There are other changes Berens would like to see introduced that would be highly beneficial both to the financial services industry and the end consumer, he argues. What would he do if he were appointed head of the FSA tomorrow? He becomes as animated as he has been throughout the course of the interview, discussing something he is clearly passionate about. “I think the FSA should charge a toll from everybody in financial services, possibly around assets, and that toll should be matched by the FSA to advertise, promote, and educate the British public in financial services.
“We are simply never, as a country, going to get out of the mess we are in until the savings ratio increases. And the savings ratio will only increase when people actually understand what it is they are investing in.” He believes bringing proper financial education into the school curriculum at an early stage is the answer, and adds it would bring more business to the industry as educated children become educated adults and consumers of financial services.

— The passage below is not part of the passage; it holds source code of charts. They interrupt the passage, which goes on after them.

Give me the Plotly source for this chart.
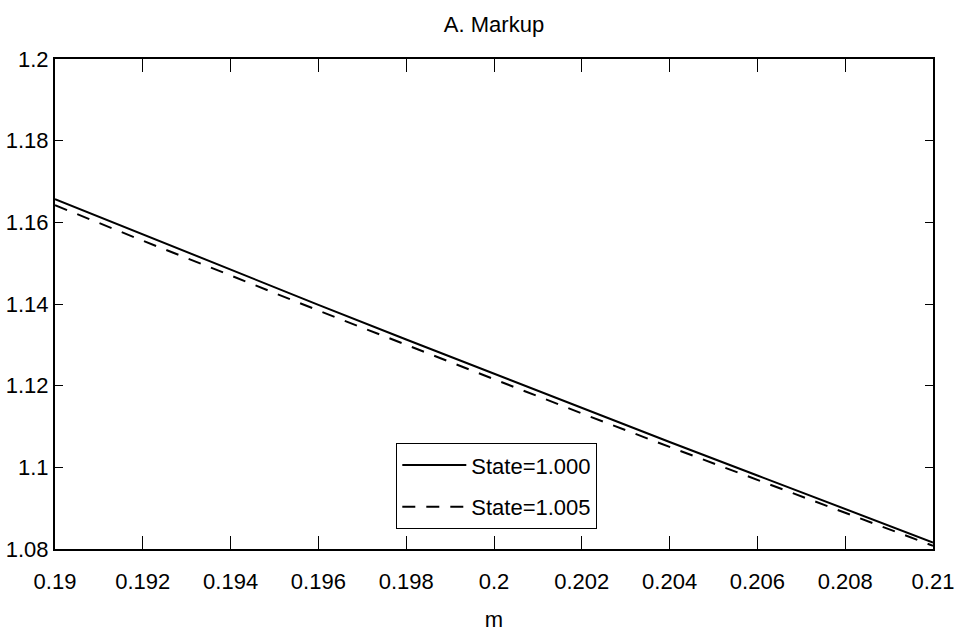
import plotly.graph_objects as go

m_values = [0.190, 0.192, 0.194, 0.196, 0.198, 0.200, 0.202, 0.204, 0.206, 0.208, 0.210]
markup_state_1000 = [1.1657, 1.1570, 1.1484, 1.1398, 1.1313, 1.1229, 1.1145, 1.1062, 1.0980, 1.0898, 1.0816]
markup_state_1005 = [1.1642, 1.1555, 1.1470, 1.1384, 1.1300, 1.1216, 1.1132, 1.1050, 1.0969, 1.0888, 1.0808]
series_names = ["State=1.000", "State=1.005"]
x_ticks = [0.19, 0.192, 0.194, 0.196, 0.198, 0.2, 0.202, 0.204, 0.206, 0.208, 0.21]
x_tick_labels = ["0.19", "0.192", "0.194", "0.196", "0.198", "0.2", "0.202", "0.204", "0.206", "0.208", "0.21"]
y_ticks = [1.08, 1.1, 1.12, 1.14, 1.16, 1.18, 1.2]
y_tick_labels = ["1.08", "1.1", "1.12", "1.14", "1.16", "1.18", "1.2"]

FONT = "Liberation Sans, Arial, sans-serif"
FS = 22

fig = go.Figure()
fig.add_trace(go.Scatter(x=m_values, y=markup_state_1000, mode="lines", name=series_names[0],
                         line=dict(color="black", width=2), legendgroup="a"))
fig.add_trace(go.Scatter(x=m_values, y=markup_state_1005, mode="lines", name=series_names[1],
                         line=dict(color="black", width=2, dash="13px,11px"), legendgroup="b"))

fig.update_layout(
    width=957, height=636,
    margin=dict(l=55, r=24, t=59, b=87, pad=0, autoexpand=False),
    paper_bgcolor="white", plot_bgcolor="white",
    font=dict(family=FONT, size=FS, color="black"),
    title=dict(text="A. Markup", x=0.5, xref="paper", xanchor="center",
               y=1 - 24 / 636, yref="container", yanchor="middle",
               font=dict(family=FONT, size=FS, color="black")),
    legend=dict(x=(396 - 55) / 878, y=(549 - 443) / 490, xanchor="left", yanchor="top",
                bgcolor="white", bordercolor="black", borderwidth=1.3,
                font=dict(family=FONT, size=FS, color="black"),
                tracegroupgap=10, itemwidth=64, traceorder="grouped"),
    xaxis=dict(range=[0.19, 0.21 + 1e-9], tickvals=x_ticks, ticktext=x_tick_labels,
               automargin=False,
               showgrid=False, zeroline=False, showline=True, linecolor="black", linewidth=2,
               mirror="ticks", ticks="inside", ticklen=13, tickwidth=1, tickcolor="black",
               ticklabelstandoff=12,
               title=dict(text="m", standoff=18, font=dict(family=FONT, size=FS))),
    yaxis=dict(range=[1.08, 1.2], tickvals=y_ticks, ticktext=y_tick_labels,
               automargin=False,
               showgrid=False, zeroline=False, showline=True, linecolor="black", linewidth=2,
               mirror="ticks", ticks="inside", ticklen=8, tickwidth=1, tickcolor="black",
               ticklabelstandoff=0),
)

fig.write_html("out.html")
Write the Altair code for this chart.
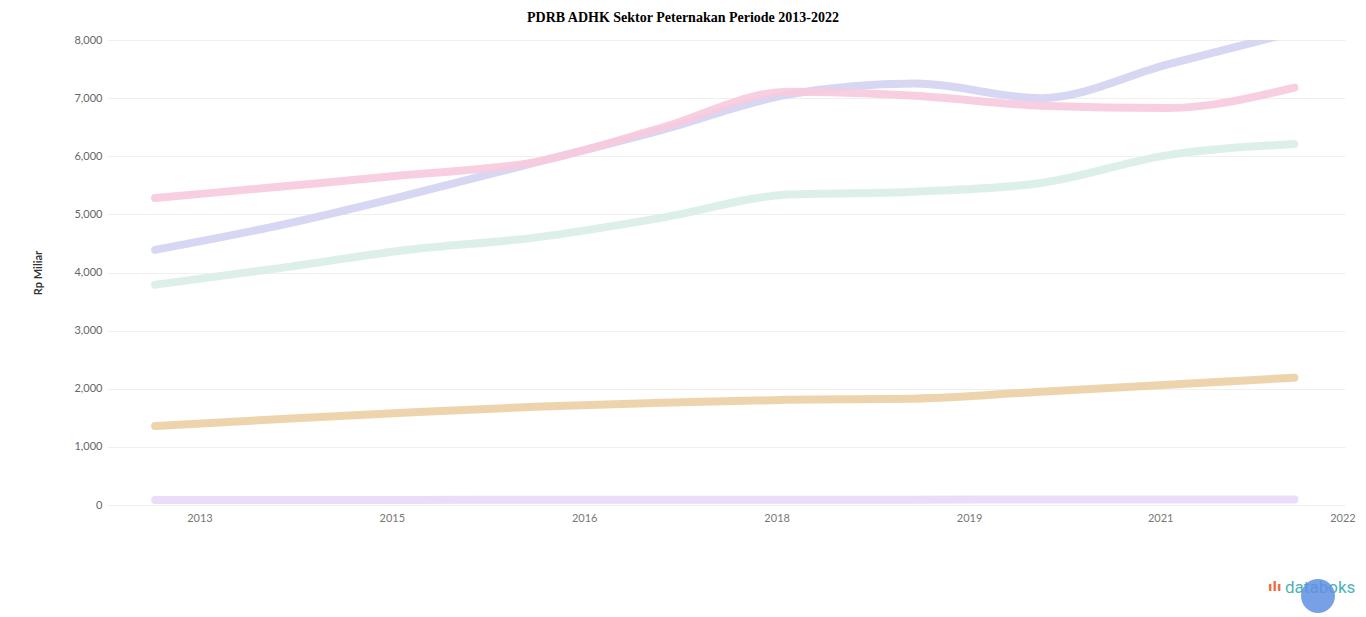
import altair as alt
import pandas as pd

# ---- data read from the (blurred) reference ----
years = [2013, 2014, 2015, 2016, 2017, 2018, 2019, 2020, 2021, 2022]
series_names = ["Seri 1", "Seri 2", "Seri 3", "Seri 4", "Seri 5"]
seri_1 = [4390, 4820, 5335, 5890, 6450, 7060, 7250, 7000, 7580, 8140]
seri_2 = [5280, 5480, 5680, 5900, 6490, 7110, 7040, 6870, 6830, 7180]
seri_3 = [3790, 4080, 4390, 4600, 4940, 5340, 5390, 5540, 6020, 6210]
seri_4 = [1360, 1480, 1590, 1690, 1760, 1810, 1830, 1950, 2070, 2190]
seri_5 = [85, 86, 88, 89, 90, 91, 92, 93, 94, 95]
series_colors = ["#d3d3f3", "#f7cadd", "#d8eee7", "#eccfa4", "#e8d9f8"]

y_ticks = [0, 1000, 2000, 3000, 4000, 5000, 6000, 7000, 8000]
x_tick_at = [2013.35, 2014.87, 2016.39, 2017.91, 2019.43, 2020.94, 2022.38]
x_tick_labels = ["2013", "2015", "2016", "2018", "2019", "2021", "2022"]

rows = []
for name, vals in zip(series_names, [seri_1, seri_2, seri_3, seri_4, seri_5]):
    for yr, v in zip(years, vals):
        rows.append({"Tahun": yr, "Seri": name, "Nilai": v})
df = pd.DataFrame(rows)

label_expr = "[" + ",".join("'%s'" % s for s in x_tick_labels) + "][indexof(" + \
    "[" + ",".join(str(v) for v in x_tick_at) + "], datum.value)]"

lines = alt.Chart(df).mark_line(
    strokeWidth=8, interpolate="monotone", clip=True, opacity=0.9, strokeCap="round"
).encode(
    x=alt.X("Tahun:Q",
            scale=alt.Scale(domain=[2012.62, 2022.40], nice=False, zero=False),
            axis=alt.Axis(values=x_tick_at, labelExpr=label_expr, title=None,
                          grid=False, domain=False, ticks=False, tickSize=0,
                          labelPadding=7, labelColor="#777", labelFontSize=11,
                          labelFont="Lato", labelFlush=False)),
    y=alt.Y("Nilai:Q",
            scale=alt.Scale(domain=[0, 8000], nice=False),
            axis=alt.Axis(values=y_ticks, format=",.0f", title="Rp Miliar",
                          titleFontSize=11, titleFontWeight="bold", titleColor="#333",
                          titleFont="Lato", titlePadding=30,
                          domain=False, ticks=False, tickSize=0, labelPadding=5,
                          labelColor="#666", labelFontSize=11, labelFont="Lato",
                          gridColor="#f0f0f0", gridWidth=1)),
    color=alt.Color("Seri:N", scale=alt.Scale(domain=series_names, range=series_colors),
                    legend=None),
    detail="Seri:N",
)

logo_df = pd.DataFrame({"t": ["databoks"], "i": ["\u0131l\u0131"]})
logo_text = alt.Chart(logo_df).mark_text(
    align="left", baseline="middle", fontSize=17, font="Roboto", color="#4db3b3"
).encode(x=alt.value(1178), y=alt.value(548), text="t:N")
logo_icon = alt.Chart(logo_df).mark_text(
    align="left", baseline="middle", fontSize=13, font="DejaVu Sans", fontWeight="bold",
    color="#ee6a3c"
).encode(x=alt.value(1161), y=alt.value(547), text="i:N")
bubble = alt.Chart(logo_df).mark_circle(
    size=1150, color="#5f8fe2", opacity=0.85
).encode(x=alt.value(1211), y=alt.value(556))

chart = alt.layer(lines, logo_text, logo_icon, bubble).properties(
    width=1238,
    height=465,
    padding={"left": 99, "top": 32, "right": 13, "bottom": 110},
    autosize=alt.AutoSizeParams(type="none"),
    title=alt.TitleParams(
        "PDRB ADHK Sektor Peternakan Periode 2013-2022",
        font="Liberation Serif", fontSize=14, fontWeight="bold", color="#000",
        anchor="middle", dx=-43, offset=9,
    ),
).configure(background="white").configure_view(stroke=None)

chart.save("out.html", embed_options={"renderer": "svg", "actions": False})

There is no doubt Berens has ambitious plans as the figurehead of J.P. Morgan’s retail business. Over the next five years, he would like to see the group expand into new product areas such as multi-manager, multi-asset, and even the increasingly popular Ucits III or ‘newcits’ funds.
“There is plenty more for us to do,” he says. “We have come a long way but there is further for us to go, and that is where I think we will go over the next five years.”
It is clear, for the foreseeable future, Berens is going to be a busy man.